The Real Deal New York

Retail rents rise in Times Square, fall Downtown

By Adam Pincus | February 22, 2010 11:40AM

Click image for larger version of chart. At right, 1540 Broadway, the Disney store’s new home (source: PropertyShark)

While retail asking rents for most of Manhattan’s shopping corridors were flat for the fourth quarter of 2009, there were double-digit changes in Times Square where they rose sharply and Downtown where they plunged, a new report by commercial services firm CB Richard Ellis shows.

Asking rents rose by 20 percent in the fourth quarter in Times Square, with the addition of new space to the market priced above the average, pushing it up to $1,000 per square foot from $800 per foot in the earlier quarter, the CBRE report says. One of the largest leases signed last quarter was by Disney which took 25,145 square feet at 1540 Broadway in Times Square.

The steepest decline in Manhattan in The Fourth Quarter Was Downtown On Broadway from Battery Park to Chambers Street, where asking rents took a 22 percent nosedive to $183 per foot from $234 per square foot in the prior quarter, the data shows.

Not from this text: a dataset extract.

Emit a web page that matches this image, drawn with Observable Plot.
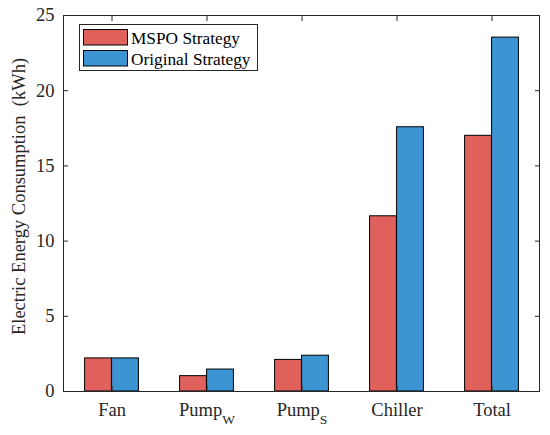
<!DOCTYPE html>
<html>
<head>
<meta charset="utf-8">
<script src="https://cdn.jsdelivr.net/npm/d3@7"></script>
<script src="https://cdn.jsdelivr.net/npm/@observablehq/plot@0.6"></script>
<style>
  html, body { margin: 0; padding: 0; background: #fff; }
  #chart { width: 550px; height: 435px; }
  #chart svg, #chart svg text { font-family: "Liberation Serif", "DejaVu Serif", "Times New Roman", Times, serif !important; }
</style>
</head>
<body>
<div id="chart"></div>
<script>
const categories = ["Fan", "Pump_W", "Pump_S", "Chiller", "Total"];
const mspo = [2.2, 1.02, 2.1, 11.65, 17.0];
const original = [2.2, 1.46, 2.38, 17.57, 23.53];
const seriesNames = ["MSPO Strategy", "Original Strategy"];
const colors = ["#e0615b", "#3d94d3"];
const yTicks = [0, 5, 10, 15, 20, 25];

const rows = categories.flatMap((c, i) => [
  {category: c, series: seriesNames[0], value: mspo[i]},
  {category: c, series: seriesNames[1], value: original[i]}
]);

const W = 550, H = 435;
const mL = 63, mR = 11, mT = 15, mB = 44;
const band = (W - mL - mR) / categories.length;
const barW = 27;
const font = "Liberation Serif, DejaVu Serif, Times New Roman, serif";
const axisColor = "#262626";

const chart = Plot.plot({
  width: W, height: H,
  marginLeft: mL, marginRight: mR, marginTop: mT, marginBottom: mB,
  style: {fontFamily: font, fontSize: "18.5px", color: axisColor, background: "#fff"},
  x: {type: "band", domain: categories, paddingInner: 0, paddingOuter: 0, axis: null},
  y: {domain: [0, 25], axis: null},
  color: {domain: seriesNames, range: colors},
  marks: [
    Plot.barY(rows.filter(d => d.series === seriesNames[0]), {
      x: "category", y: "value", fill: "series", stroke: "#000", strokeWidth: 1,
      insetLeft: band / 2 - barW, insetRight: band / 2
    }),
    Plot.barY(rows.filter(d => d.series === seriesNames[1]), {
      x: "category", y: "value", fill: "series", stroke: "#000", strokeWidth: 1,
      insetLeft: band / 2, insetRight: band / 2 - barW
    }),
    Plot.frame({stroke: axisColor, strokeWidth: 1}),
    // inward ticks
    Plot.axisY({ticks: yTicks, anchor: "left", tickSize: -5, text: null, stroke: axisColor, label: null}),
    Plot.axisY({ticks: yTicks, anchor: "right", tickSize: -5, text: null, stroke: axisColor, label: null}),
    Plot.axisX({anchor: "top", tickSize: -5, text: null, stroke: axisColor, label: null}),
    Plot.axisX({anchor: "bottom", tickSize: -5, text: null, stroke: axisColor, label: null}),
    // labels
    Plot.axisY({ticks: yTicks, anchor: "left", tickSize: 0, tickPadding: 9, fill: axisColor,
      label: "Electric Energy Consumption  (kWh)", labelAnchor: "center", labelArrow: "none", labelOffset: 52}),
    Plot.axisX({anchor: "bottom", tickSize: 0, tickPadding: 11, fill: axisColor, label: null,
      tickFormat: d => d.split("_")[0] + (d.includes("_") ? "|" + d.split("_")[1] : "")})
  ]
});

document.getElementById("chart").appendChild(chart);

// subscripts in x tick labels
d3.select(chart).selectAll("text").each(function() {
  const t = d3.select(this);
  const s = t.text();
  if (s.includes("|")) {
    const [main, sub] = s.split("|");
    t.text(null);
    t.append("tspan").text(main);
    t.append("tspan").attr("dy", "0.6em").attr("font-size", "13.5px").text(sub);
  }
});

// nudge y-axis label slightly upward, as in the reference
d3.select(chart).selectAll('g[aria-label="y-axis label"]').each(function() {
  const g = d3.select(this);
  const tr = g.attr("transform") || "";
  g.attr("transform", "translate(0,-7) " + tr);
});

// legend inside the axes
const svg = d3.select(chart);
const lg = svg.append("g").attr("font-size", "17.3px").attr("text-anchor", "start");
lg.append("rect").attr("x", 79.5).attr("y", 24.5).attr("width", 178).attr("height", 46)
  .attr("fill", "#fff").attr("stroke", axisColor).attr("stroke-width", 1);
seriesNames.forEach((name, i) => {
  const y0 = 29.5 + i * 21;
  lg.append("rect").attr("x", 83.5).attr("y", y0).attr("width", 44).attr("height", 15.5)
    .attr("fill", colors[i]).attr("stroke", "#000").attr("stroke-width", 1);
  lg.append("text").attr("x", 131).attr("y", y0 + 8).attr("dy", "0.35em")
    .attr("fill", "#000").text(name);
});
</script>
</body>
</html>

Compared with fourth-quarter 2008, asking rents in all districts except Times Square were down, with the greatest declines on a stretch of Fifth Avenue from 42nd to 49th streets where rents were off by more than a third, the report says.

Other neighborhoods have held up better, such as the Meatpacking District, where rents have fallen only 2.9 percent over the past year, to $351 per square foot, the report says.

In addition, there are more large tenants looking for space in Manhattan.

“There has been a surge in big-box tenants, looking to capitalize on lower rents [and] searching for retail locations in Manhattan,” the report says.

The report cited leases signed in the last quarter by grocer Trader Joe’s at 675 Sixth Avenue for 41,700 square feet and retailer PetSmart for 30,000 square feet at 632 Broadway.

Manhattan’s most expensive strip, the Fifth Avenue corridor from 49th to 59th street fell the most in terms of dollars, losing $90 per foot to $1,553, but that represented just a 5 percent decline from the prior month, the figures indicate.